Certains voient le fait que la Chine soit devenue le laboratoire des architectes internationaux d’un mauvais oeil, surtout lorsque les projets sont originaux. Dans les colonnes du quotidien anglophone Global Times, Zhu Zixuan, professeur d’architecture à la très réputée Université Tsinghua de Pékin s’insurge contre la mode du « design étranger ».
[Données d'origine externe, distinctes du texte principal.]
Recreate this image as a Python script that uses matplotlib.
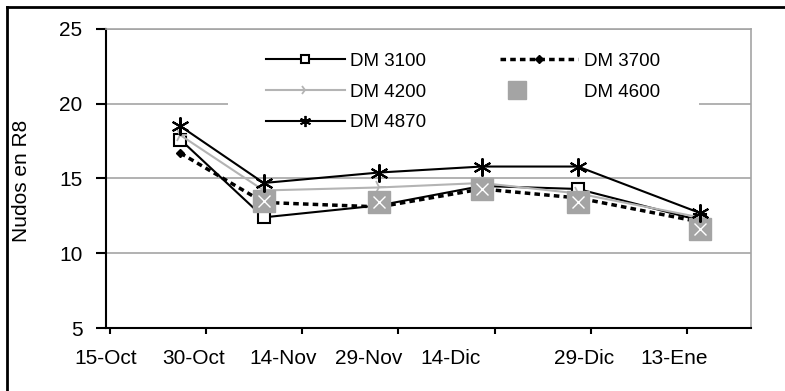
import numpy as np
import matplotlib
matplotlib.use("Agg")
import matplotlib.pyplot as plt
from matplotlib.lines import Line2D
from matplotlib.patches import Rectangle
from matplotlib.legend_handler import HandlerTuple

plt.rcParams['font.family'] = ['Liberation Sans', 'DejaVu Sans']

# days after 15-Oct for each sampling date
days = [11, 24, 42, 58, 73, 92]

dm3100 = [17.6, 12.4, 13.2, 14.5, 14.3, 12.2]
dm3700 = [16.7, 13.4, 13.1, 14.3, 13.7, 12.1]
dm4200 = [17.9, 14.2, 14.4, 14.7, 14.0, 12.4]
dm4600 = [np.nan, 13.5, 13.4, 14.3, 13.4, 11.6]
dm4870 = [18.5, 14.7, 15.4, 15.8, 15.8, 12.7]

tick_days = [0, 15, 30, 45, 60, 75, 90]
label_days = [-0.6, 13, 27, 40.3, 53.2, 74, 88]
tick_labels = ['15-Oct', '30-Oct', '14-Nov', '29-Nov', '14-Dic', '29-Dic', '13-Ene']
y_ticks = [5, 10, 15, 20, 25]

fig = plt.figure(figsize=(7.85, 3.91), dpi=100)
ax = fig.add_axes([106/785, 63/391, 645/785, 299/391])

gray = '#a4a4a4'
light = '#b4b4b4'

ax.plot(days, dm3100, color='black', lw=1.5, marker='s', ms=9,
        mfc='white', mec='black', mew=1.5, zorder=3)
ax.plot(days, dm3700, color='black', lw=2.5, dashes=(1.6, 1.2),
        marker='D', ms=4.5, mfc='black', mec='black', zorder=3)
ax.plot(days, dm4200, color=light, lw=1.5, marker='4', ms=10,
        mew=1.3, mec=light, zorder=3)
ax.plot(days, dm4600, ls='none', marker='s', ms=16, mfc=gray,
        mec=gray, zorder=4)
ax.plot(days, dm4600, ls='none', marker='x', ms=8, mec='white',
        mew=1.0, zorder=4.1)
ax.plot(days, dm4870, color='black', lw=1.5, marker=(6, 2, 0),
        ms=13, mew=1.5, mec='black', zorder=5)

ax.set_xlim(0, 100)
ax.set_ylim(5, 25)
ax.set_yticks(y_ticks)
ax.set_xticks(tick_days)
ax.set_xticklabels([])
ax.set_xticks(label_days, minor=True)
ax.set_xticklabels(tick_labels, minor=True, fontsize=15)
ax.tick_params(axis='x', which='major', direction='out', length=4, width=1.5)
ax.tick_params(axis='x', which='minor', length=0, pad=15)
ax.tick_params(axis='y', direction='out', length=7, width=1.5, pad=10,
               labelsize=15)

ax.grid(axis='y', color=gray, lw=1.2)
ax.set_axisbelow(True)
ax.spines['left'].set_linewidth(1.5)
ax.spines['bottom'].set_linewidth(1.5)
for s in ['top', 'right']:
    ax.spines[s].set_color(gray)
    ax.spines[s].set_linewidth(1.2)

ax.set_ylabel('Nudos en R8', fontsize=15)
ax.yaxis.set_label_coords((31 - 106) / 645, (328 - 181) / 299)

# white area behind the legend hides the gridline
ax.add_patch(Rectangle(((228-106)/645, (328-140)/299), (699-228)/645, 100/299,
                       transform=ax.transAxes, facecolor='white',
                       edgecolor='none', zorder=1.5))

# legend handles with the smaller markers used in the key
h3100 = Line2D([], [], color='black', lw=1.5, marker='s', ms=5.5,
               mfc='white', mec='black', mew=1.5)
h3700 = Line2D([], [], color='black', lw=2.5, dashes=(1.6, 1.2),
               marker='D', ms=4.5, mfc='black', mec='black')
h4200 = Line2D([], [], color=light, lw=1.5, marker='4', ms=8,
               mew=1.3, mec=light)
h4600 = Line2D([], [], ls='none', marker='s', ms=13, mfc=gray, mec=gray)
x4600 = Line2D([], [], ls='none', marker='x', ms=6, mec='white', mew=1.0)
h4870 = Line2D([], [], color='black', lw=1.5, marker=(6, 2, 0),
               ms=8, mew=1.3, mec='black')

handles = [h3100, h4200, h4870, h3700, (h4600, x4600)]
labels = ['DM 3100', 'DM 4200', 'DM 4870', 'DM 3700', 'DM 4600']
leg = fig.legend(handles, labels, ncol=2, loc='upper left',
                 bbox_to_anchor=(249/785, 1 - 36/391), frameon=False,
                 fontsize=13.5, handlelength=4.2, handletextpad=0.3,
                 columnspacing=3.9, labelspacing=0.72, borderpad=0.4,
                 handler_map={tuple: HandlerTuple(ndivide=None)})

# outer figure frame (top and left edges)
fig.add_artist(Line2D([7/785, 7/785], [0, 1 - 7/391], color='black', lw=2,
                      transform=fig.transFigure))
fig.add_artist(Line2D([7/785, 1], [1 - 7/391, 1 - 7/391], color='black', lw=2,
                      transform=fig.transFigure))

fig.savefig('out.png', dpi=100)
M. Zhu souligne qu’un bâtiment quel qu’il soit doit avant tout être pratique, économique et esthétique. Puis il poursuit: « Je n’ai rien trouvé de tout cela dans le bâtiment du siège de la CCTV », avant d’ajouter qu’il a l’air instable, effroyable, et qu’il est un gaspillage d’argent, des quantités importantes de métal ayant été nécessaires pour assurer sa stabilité.
Demandeuse de projets pharaoniques incarnant sa grandeur retrouvée, la Chine est souvent séduite par les propositions de cabinets étrangers ayant accumulé une plus grande expérience dans le gargantuesque que leurs confrères chinois. Avec une main d’oeuvre à moindre coût, les investisseurs disposent des budgets permettant de s’offrir de tels architectes. Ces derniers sont en retour contents de voir leurs projets insolites achevés parfois en à peine 3 ou 4 ans grâce à des chantiers tournant 24h/24, comme ce fût le cas pour la tour de la CCTV.
Si l’installation de la télévision d’état a pris du retard après l’incendie du Nouvel an, la tour s’est, elle, insérée dans le chaos urbain de la capitale chinoise. L’architecte Xiao Mo estime désormais que la tour est devenue un symbole dans la capitale et qu’il faut lui laisser passer l’épreuve du temps. Si elle ne fait pas encore l’unanimité, elle ne laisse personne indifférent, comme l’Opéra de Sydney ou la Tour EIffel à l’époque de leur construction.